* BEGIN Material provided *

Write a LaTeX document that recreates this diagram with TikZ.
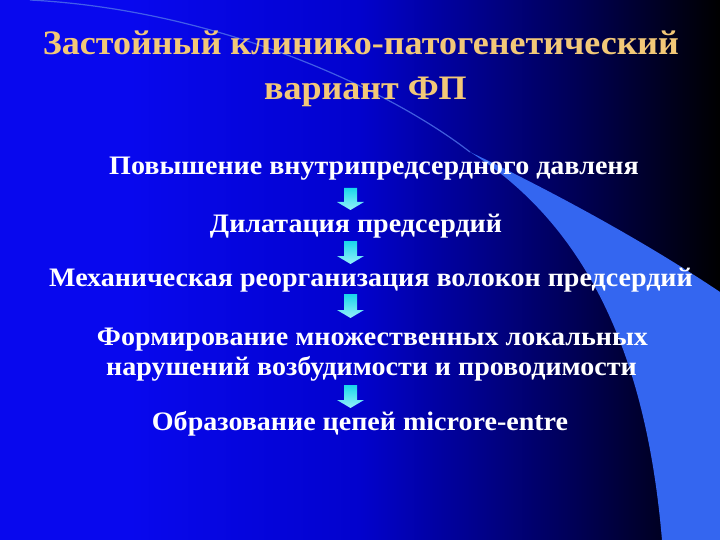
\documentclass[tikz,border=0pt]{standalone}
\usepackage{fontspec}
\setmainfont{Liberation Serif}
\newfontfamily\slidefont{Liberation Serif}[FakeStretch=1.05]
\definecolor{bgA}{RGB}{8,8,238}
\definecolor{bgB}{RGB}{2,2,205}
\definecolor{bgC}{RGB}{0,0,85}
\definecolor{bgD}{RGB}{0,0,25}
\definecolor{swooshc}{RGB}{52,102,240}
\definecolor{linec}{RGB}{80,115,235}
\definecolor{titlec}{RGB}{242,200,120}
\definecolor{cyanA}{RGB}{25,215,235}
\definecolor{cyanB}{RGB}{150,240,250}
\pgfdeclarehorizontalshading{bgshade}{100bp}{color(0bp)=(bgA); color(34bp)=(bgA); color(50bp)=(bgB); color(65bp)=(bgC); color(72bp)=(bgD); color(75bp)=(black); color(100bp)=(black)}
\tikzset{
  titletext/.style={text=titlec, font=\slidefont\fontsize{34.3}{40}\selectfont\bfseries, inner sep=0pt, anchor=base},
  bodytext/.style={text=white, font=\slidefont\fontsize{26.7}{30}\selectfont\bfseries, inner sep=0pt, anchor=base},
  arrowfill/.style={top color=cyanA, bottom color=cyanB},
}
\newcommand\blockarrow[3]{%
  \shade[arrowfill] (#1-6.5,#2) -- (#1+6.5,#2) -- (#1+6.5,#3-8) -- (#1+13.5,#3-8) -- (#1,#3) -- (#1-13.5,#3-8) -- (#1-6.5,#3-8) -- cycle;}
\begin{document}
\begin{tikzpicture}[x=1pt,y=-1pt]
\useasboundingbox (0,0) rectangle (720,540);
\shade[shading=bgshade] (0,0) rectangle (720,540);
\fill[swooshc] (470,152) .. controls (560,195) and (650,245) .. (720,292) -- (720,540) -- (662,540) .. controls (650,400) and (610,240) .. (470,152) -- cycle;
\draw[linec, line width=1.2pt, opacity=0.8] (30,0) .. controls (220,10) and (390,90) .. (470,152);

\node[titletext] (t1) at (361,55) {Застойный клинико-патогенетический};
\node[titletext] (t2) at (365.5,100) {вариант ФП};

\node[bodytext] (s1) at (374,175) {Повышение внутрипредсердного давленя};
\node[bodytext] (s2) at (356,232.5) {Дилатация предсердий};
\node[bodytext] (s3) at (371,286.5) {Механическая реорганизация волокон предсердий};
\node[bodytext] (s4a) at (372.5,345) {Формирование множественных локальных};
\node[bodytext] (s4b) at (371.5,375) {нарушений возбудимости и проводимости};
\node[bodytext] (s5) at (360,430) {Образование цепей microre-entre};

\blockarrow{350.5}{188}{210}
\blockarrow{350.5}{241}{264}
\blockarrow{350.5}{294}{318}
\blockarrow{350.5}{385}{408}
\end{tikzpicture}
\end{document}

* END Material provided *

What is needed >>
Reproduce the material above verbatim; omit every picture.

Problem solution >>
Write a LaTeX document that recreates this diagram with TikZ.
\documentclass[tikz,border=0pt]{standalone}
\usepackage{fontspec}
\setmainfont{Liberation Serif}
\newfontfamily\slidefont{Liberation Serif}[FakeStretch=1.05]
\definecolor{bgA}{RGB}{8,8,238}
\definecolor{bgB}{RGB}{2,2,205}
\definecolor{bgC}{RGB}{0,0,85}
\definecolor{bgD}{RGB}{0,0,25}
\definecolor{swooshc}{RGB}{52,102,240}
\definecolor{linec}{RGB}{80,115,235}
\definecolor{titlec}{RGB}{242,200,120}
\definecolor{cyanA}{RGB}{25,215,235}
\definecolor{cyanB}{RGB}{150,240,250}
\pgfdeclarehorizontalshading{bgshade}{100bp}{color(0bp)=(bgA); color(34bp)=(bgA); color(50bp)=(bgB); color(65bp)=(bgC); color(72bp)=(bgD); color(75bp)=(black); color(100bp)=(black)}
\tikzset{
  titletext/.style={text=titlec, font=\slidefont\fontsize{34.3}{40}\selectfont\bfseries, inner sep=0pt, anchor=base},
  bodytext/.style={text=white, font=\slidefont\fontsize{26.7}{30}\selectfont\bfseries, inner sep=0pt, anchor=base},
  arrowfill/.style={top color=cyanA, bottom color=cyanB},
}
\newcommand\blockarrow[3]{%
  \shade[arrowfill] (#1-6.5,#2) -- (#1+6.5,#2) -- (#1+6.5,#3-8) -- (#1+13.5,#3-8) -- (#1,#3) -- (#1-13.5,#3-8) -- (#1-6.5,#3-8) -- cycle;}
\begin{document}
\begin{tikzpicture}[x=1pt,y=-1pt]
\useasboundingbox (0,0) rectangle (720,540);
\shade[shading=bgshade] (0,0) rectangle (720,540);
\fill[swooshc] (470,152) .. controls (560,195) and (650,245) .. (720,292) -- (720,540) -- (662,540) .. controls (650,400) and (610,240) .. (470,152) -- cycle;
\draw[linec, line width=1.2pt, opacity=0.8] (30,0) .. controls (220,10) and (390,90) .. (470,152);

\node[titletext] (t1) at (361,55) {Застойный клинико-патогенетический};
\node[titletext] (t2) at (365.5,100) {вариант ФП};

\node[bodytext] (s1) at (374,175) {Повышение внутрипредсердного давленя};
\node[bodytext] (s2) at (356,232.5) {Дилатация предсердий};
\node[bodytext] (s3) at (371,286.5) {Механическая реорганизация волокон предсердий};
\node[bodytext] (s4a) at (372.5,345) {Формирование множественных локальных};
\node[bodytext] (s4b) at (371.5,375) {нарушений возбудимости и проводимости};
\node[bodytext] (s5) at (360,430) {Образование цепей microre-entre};

\blockarrow{350.5}{188}{210}
\blockarrow{350.5}{241}{264}
\blockarrow{350.5}{294}{318}
\blockarrow{350.5}{385}{408}
\end{tikzpicture}
\end{document}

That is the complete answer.